Kernels for graphs

These are convolution kernels for graphs. To use one of these, when initializing the model, set kernel_choice = 'kernel name', e.g. kernel_choice = "GraphRBF".

Graph Kernels

Kernel Name

Description

kernel_settings

GraphRBF
Compares graphs by averaging over
an RBF kernel applied pairwise to
all node representations
in the two graphs.
“averaging”: str
One of ‘none’, ‘sqrt’, ‘full’. See
below.
“intercept”:bool

GraphMatern
Compares graphs by averaging over
a Matern kernel applied pairwise to
all node representations
in the two graphs.
“averaging”: str
One of ‘none’, ‘sqrt’, ‘full’. See
below.
“matern_nu”:float
“intercept”:bool

GraphCauchy
Compares graphs by averaging over
a Cauchy kernel applied pairwise to
all node representations
in the two graphs.
“averaging”: str
One of ‘none’, ‘sqrt’, ‘full’. See
below.
“intercept”:bool

Consider a graph where each node has an associated set of features. GraphRBF compares two graphs A and B by taking each node in graph A and evaluating an RBF kernel across that node vs each node in graph B. GraphMatern and GraphCauchy do the same thing, except using Cauchy or Matern kernels. A naive implementation would have quadratic scaling in the size of the graph; in xGPR, we implement these kernels with a “trick” that results in linear scaling with graph size and number of datapoints.
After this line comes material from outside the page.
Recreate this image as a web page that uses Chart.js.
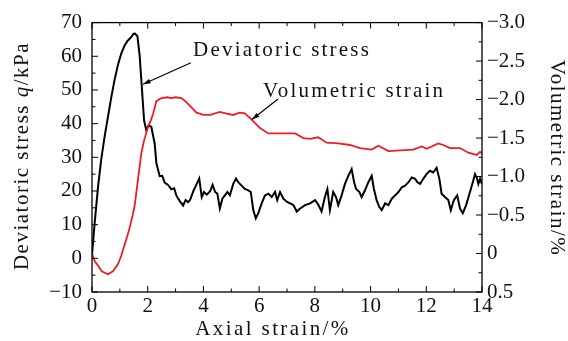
<!DOCTYPE html>
<html>
<head>
<meta charset="utf-8">
<script src="https://cdn.jsdelivr.net/npm/chart.js@4.4.0/dist/chart.umd.min.js"></script>
<style>
html, body { margin: 0; padding: 0; background: #fff; }
#wrap { width: 568px; height: 341px; }
</style>
</head>
<body>
<div id="wrap"><canvas id="triaxial_chart"></canvas></div>
<script>
// deviatoric stress q (kPa) vs axial strain (%)
const qStrain = [0, 0.1, 0.22, 0.33, 0.45, 0.57, 0.69, 0.81, 0.93, 1.05, 1.17, 1.27, 1.35, 1.42, 1.48, 1.53, 1.58, 1.63,
  1.71, 1.79, 1.87, 1.95, 2.03, 2.13, 2.25, 2.31, 2.43, 2.52, 2.61, 2.73, 2.85, 2.95, 3.03, 3.15, 3.27, 3.36, 3.45,
  3.52, 3.64, 3.76, 3.85, 3.94, 4.02, 4.12, 4.24, 4.33, 4.42, 4.50, 4.59, 4.68, 4.77, 4.86, 4.95, 5.07, 5.17, 5.25,
  5.37, 5.49, 5.61, 5.70, 5.79, 5.88, 5.97, 6.09, 6.21, 6.33, 6.45, 6.57, 6.65, 6.75, 6.87, 6.99, 7.11, 7.23, 7.35,
  7.47, 7.65, 7.83, 8.01, 8.13, 8.24, 8.36, 8.45, 8.54, 8.66, 8.76, 8.84, 8.96, 9.08, 9.20, 9.32, 9.41, 9.48, 9.60,
  9.68, 9.80, 9.92, 10.04, 10.12, 10.22, 10.31, 10.40, 10.52, 10.64, 10.76, 10.88, 11.00, 11.12, 11.24, 11.36,
  11.48, 11.60, 11.68, 11.78, 11.89, 12.01, 12.13, 12.25, 12.37, 12.47, 12.55, 12.67, 12.79, 12.88, 12.99, 13.11,
  13.21, 13.31, 13.43, 13.55, 13.67, 13.75, 13.81, 13.87, 13.93, 14.0];
const qValues = [1.1, 10.9, 21.5, 29.3, 36, 41.9, 47.7, 53, 57.4, 60.8, 63.2, 64.5, 65.2, 65.8, 66.6, 66.8, 66.4, 66.0,
  60.3, 50.6, 40.9, 38, 39.5, 39, 34.1, 28.3, 24.4, 24.5, 22.5, 21.8, 20.5, 20.8, 18.6, 17.0, 15.7, 17.3, 16.7,
  17.3, 20.0, 22.1, 23.7, 18.2, 19.7, 18.9, 19.9, 21.8, 19.7, 19.2, 14.8, 17.7, 18.7, 19.7, 18.7, 22.1, 23.7, 22.6,
  21.6, 20.6, 20.2, 19.7, 14.3, 11.9, 13.4, 16.3, 18.7, 19.2, 18.2, 19.7, 17.3, 19.7, 17.7, 16.8, 16.3, 15.8, 13.9,
  14.8, 15.8, 16.3, 17.3, 15.8, 13.9, 18.2, 20.6, 14.3, 19.7, 18.2, 15.8, 18.7, 22.1, 24.5, 26.5, 22.6, 20.6, 19.7,
  18.2, 20.2, 22.6, 24.5, 20.6, 17.2, 15.3, 14.3, 16.3, 15.8, 17.7, 18.7, 19.7, 21.1, 21.6, 22.6,
  24.0, 23.6, 22.6, 22.1, 23.6, 25.0, 26.0, 25.5, 26.9, 23.6, 19.2, 18.2, 17.3, 14.3, 17.3, 18.7,
  14.8, 13.4, 15.8, 19.2, 22.6, 25.0, 24.0, 22.1, 23.6, 22.0];

// volumetric strain (%) vs axial strain (%)
const vStrain = [0, 0.1, 0.22, 0.35, 0.57, 0.75, 0.93, 1.05, 1.17, 1.27, 1.35, 1.45, 1.53, 1.65, 1.77, 1.87, 2.01, 2.1,
  2.19, 2.31, 2.49, 2.7, 2.85, 3.0, 3.21, 3.35, 3.51, 3.75, 4.0, 4.24, 4.59, 4.8, 5.07, 5.3, 5.49, 5.73, 6.03, 6.33,
  6.87, 7.29, 7.59, 7.83, 8.12, 8.42, 8.84, 9.26, 9.62, 10.04, 10.28, 10.64, 11.06, 11.53, 11.84, 12.01, 12.43,
  12.61, 12.85, 13.21, 13.51, 13.81, 13.93, 14.0];
const vValues = [0, 0.1, 0.16, 0.23, 0.27, 0.23, 0.14, 0.03, -0.115, -0.23, -0.33, -0.48, -0.62, -0.96, -1.30, -1.47,
  -1.64, -1.72, -1.81, -1.98, -2.02, -2.03, -2.02, -2.03, -2.02, -1.98, -1.92, -1.83, -1.80, -1.80, -1.84, -1.82,
  -1.80, -1.83, -1.82, -1.74, -1.63, -1.56, -1.56, -1.56, -1.50, -1.49, -1.51, -1.44, -1.43, -1.41, -1.37, -1.35,
  -1.40, -1.33, -1.34, -1.35, -1.39, -1.36, -1.43, -1.41, -1.37, -1.37, -1.31, -1.28, -1.32, -1.30];

const xTickStep = 2, xMinorStep = 1;
const qTickStep = 10, qMinorStep = 5;
const vTickStep = 0.5, vMinorStep = 0.25;

const serif = "'Liberation Serif', 'Times New Roman', serif";
const tickFont = { family: serif, size: 21 };

function minusLabel(v, digits) {
  const s = Math.abs(v) < 1e-9 ? '0' : Math.abs(v).toFixed(digits);
  return v < -1e-9 ? '\u2212' + s : s;
}

const boxPlugin = {
  id: 'box',
  afterDraw(chart) {
    const { ctx, chartArea: a, scales } = chart;
    ctx.save();
    ctx.strokeStyle = '#000';
    ctx.lineWidth = 1.3;
    ctx.strokeRect(a.left, a.top, a.right - a.left, a.bottom - a.top);

    ctx.lineWidth = 1;
    ctx.beginPath();
    const sx = scales.x;
    for (let i = 0; sx.min + i * xMinorStep <= sx.max + 1e-9; i++) {
      const px = sx.getPixelForValue(sx.min + i * xMinorStep);
      const len = (i % (xTickStep / xMinorStep) === 0) ? 6 : 3.5;
      ctx.moveTo(px, a.bottom); ctx.lineTo(px, a.bottom - len);
      ctx.moveTo(px, a.top); ctx.lineTo(px, a.top + len);
    }
    const sq = scales.y;
    for (let i = 0; sq.min + i * qMinorStep <= sq.max + 1e-9; i++) {
      const py = sq.getPixelForValue(sq.min + i * qMinorStep);
      const len = (i % (qTickStep / qMinorStep) === 0) ? 6 : 3.5;
      ctx.moveTo(a.left, py); ctx.lineTo(a.left + len, py);
    }
    const sv = scales.y2;
    for (let i = 0; sv.min + i * vMinorStep <= sv.max + 1e-9; i++) {
      const py = sv.getPixelForValue(sv.min + i * vMinorStep);
      const len = (i % (vTickStep / vMinorStep) === 0) ? 6 : 3.5;
      ctx.moveTo(a.right, py); ctx.lineTo(a.right - len, py);
    }
    ctx.stroke();

    // axis titles
    ctx.fillStyle = '#111';
    ctx.textBaseline = 'middle';
    ctx.letterSpacing = '2.4px';
    ctx.font = '21px ' + serif;
    ctx.textAlign = 'center';
    ctx.fillText('Axial strain/%', 273, 329);

    ctx.letterSpacing = '1.5px';
    ctx.save();
    ctx.translate(22, 156);
    ctx.rotate(-Math.PI / 2);
    const parts = [['Deviatoric stress ', 'normal'], ['q', 'italic'], ['/kPa', 'normal']];
    let total = 0;
    parts.forEach(p => { ctx.font = p[1] + ' 21px ' + serif; total += ctx.measureText(p[0]).width; });
    let cx = -total / 2;
    ctx.textAlign = 'left';
    parts.forEach(p => {
      ctx.font = p[1] + ' 21px ' + serif;
      ctx.fillText(p[0], cx, 0);
      cx += ctx.measureText(p[0]).width;
    });
    ctx.restore();

    ctx.save();
    ctx.translate(557, 158);
    ctx.rotate(Math.PI / 2);
    ctx.font = '21px ' + serif;
    ctx.textAlign = 'center';
    ctx.fillText('Volumetric strain/%', 0, 0);
    ctx.restore();

    // curve labels with arrows, placed in data coordinates
    ctx.letterSpacing = '2.2px';
    const notes = [
      { text: 'Deviatoric stress', at: [3.63, 61.6], from: [3.55, 58.1], to: [1.83, 51.7] },
      { text: 'Volumetric strain', at: [6.14, 49.6], from: [6.68, 47.3], to: [5.74, 41.2] }
    ];
    notes.forEach(n => {
      ctx.font = '21px ' + serif;
      ctx.textAlign = 'left';
      ctx.fillText(n.text, sx.getPixelForValue(n.at[0]), sq.getPixelForValue(n.at[1]));
      const x1 = sx.getPixelForValue(n.from[0]), y1 = sq.getPixelForValue(n.from[1]);
      const x2 = sx.getPixelForValue(n.to[0]), y2 = sq.getPixelForValue(n.to[1]);
      ctx.beginPath();
      ctx.moveTo(x1, y1); ctx.lineTo(x2, y2);
      ctx.lineWidth = 1.2;
      ctx.stroke();
      const ang = Math.atan2(y2 - y1, x2 - x1);
      ctx.beginPath();
      ctx.moveTo(x2, y2);
      ctx.lineTo(x2 - 8 * Math.cos(ang - 0.3), y2 - 8 * Math.sin(ang - 0.3));
      ctx.lineTo(x2 - 8 * Math.cos(ang + 0.3), y2 - 8 * Math.sin(ang + 0.3));
      ctx.closePath();
      ctx.fillStyle = '#000';
      ctx.fill();
      ctx.fillStyle = '#111';
    });
    ctx.restore();
  }
};

const ctx = document.getElementById('triaxial_chart').getContext('2d');
const chart = new Chart(ctx, {
  type: 'line',
  data: {
    datasets: [{
      label: 'Volumetric strain',
      data: vStrain.map((x, i) => ({ x: x, y: vValues[i] })),
      yAxisID: 'y2',
      borderColor: '#ee1c24',
      borderWidth: 1.8
    }, {
      label: 'Deviatoric stress',
      data: qStrain.map((x, i) => ({ x: x, y: qValues[i] })),
      yAxisID: 'y',
      borderColor: '#000',
      borderWidth: 2
    }]
  },
  options: {
    responsive: true,
    maintainAspectRatio: false,
    animation: false,
    layout: { padding: { top: 17 } },
    elements: { point: { radius: 0 }, line: { tension: 0 } },
    plugins: { legend: { display: false }, tooltip: { enabled: false } },
    scales: {
      x: {
        type: 'linear', min: 0, max: 14,
        grid: { display: false, drawTicks: false },
        border: { display: false },
        ticks: { stepSize: xTickStep, font: tickFont, color: '#111', padding: 2, maxRotation: 0 },
        afterFit: s => { s.height = 49; }
      },
      y: {
        position: 'left', min: -10, max: 70,
        grid: { display: false, drawTicks: false },
        border: { display: false },
        ticks: { stepSize: qTickStep, font: tickFont, color: '#111', padding: 10, callback: v => minusLabel(v, 0) },
        afterFit: s => { s.width = 92; }
      },
      y2: {
        position: 'right', min: -3, max: 0.5, reverse: true,
        grid: { display: false, drawTicks: false },
        border: { display: false },
        ticks: { stepSize: vTickStep, font: tickFont, color: '#111', padding: 5,
          callback: v => minusLabel(v, Math.abs(v) < 1e-9 ? 0 : 1) },
        afterFit: s => { s.width = 86; }
      }
    }
  },
  plugins: [boxPlugin]
});
</script>
</body>
</html>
These convolution kernels can be slower than fixed-vector input kernels, especially for large graphs, because to limit memory use, the convolutions are performed in batches (rather than all at once).

When using any of these kernels, you are required to supply sequence_lengths when building a dataset or doing inference. This is the number of nodes in each graph. xGPR uses this information to mask out any zero-padding you may have applied to make all the graphs the same size.

Note that all three offer averaging as an option. What this means is as follows. The GraphRBF kernel computes the similarity of two graphs with \(L_1\) nodes in graph 1, \(L_2\) nodes in graph 2 as:

\[k(x_1, x_2) = \sum_i^{L_1} \sum_j^{L_2} e^{\sigma ||x_1[i] - x_2[j]||^2}\]

Cauchy and Matern are the same except with Cauchy and Matern kernels substituted.

Notice this is actually performing \(L_1 * L_2\) node comparisons between the two, so the result will be larger when the graphs are larger. We can compensate for this by dividing by \(L_1 * L_2\), which is full averaging, or dividing by \(\sqrt{L_1 * L_2}\), which is sqrt averaging. Averaging is helpful if the property you are trying to predict does not depend on graph size. It is counterproductive if graph size actually is important.

Usually the validation set performance difference between GraphMatern, GraphCauchy and GraphRBF is small; if this is your primary concern, we recommend defaulting to GraphRBF and experimenting with the others if desired to see if some small further performance achievement can be obtained.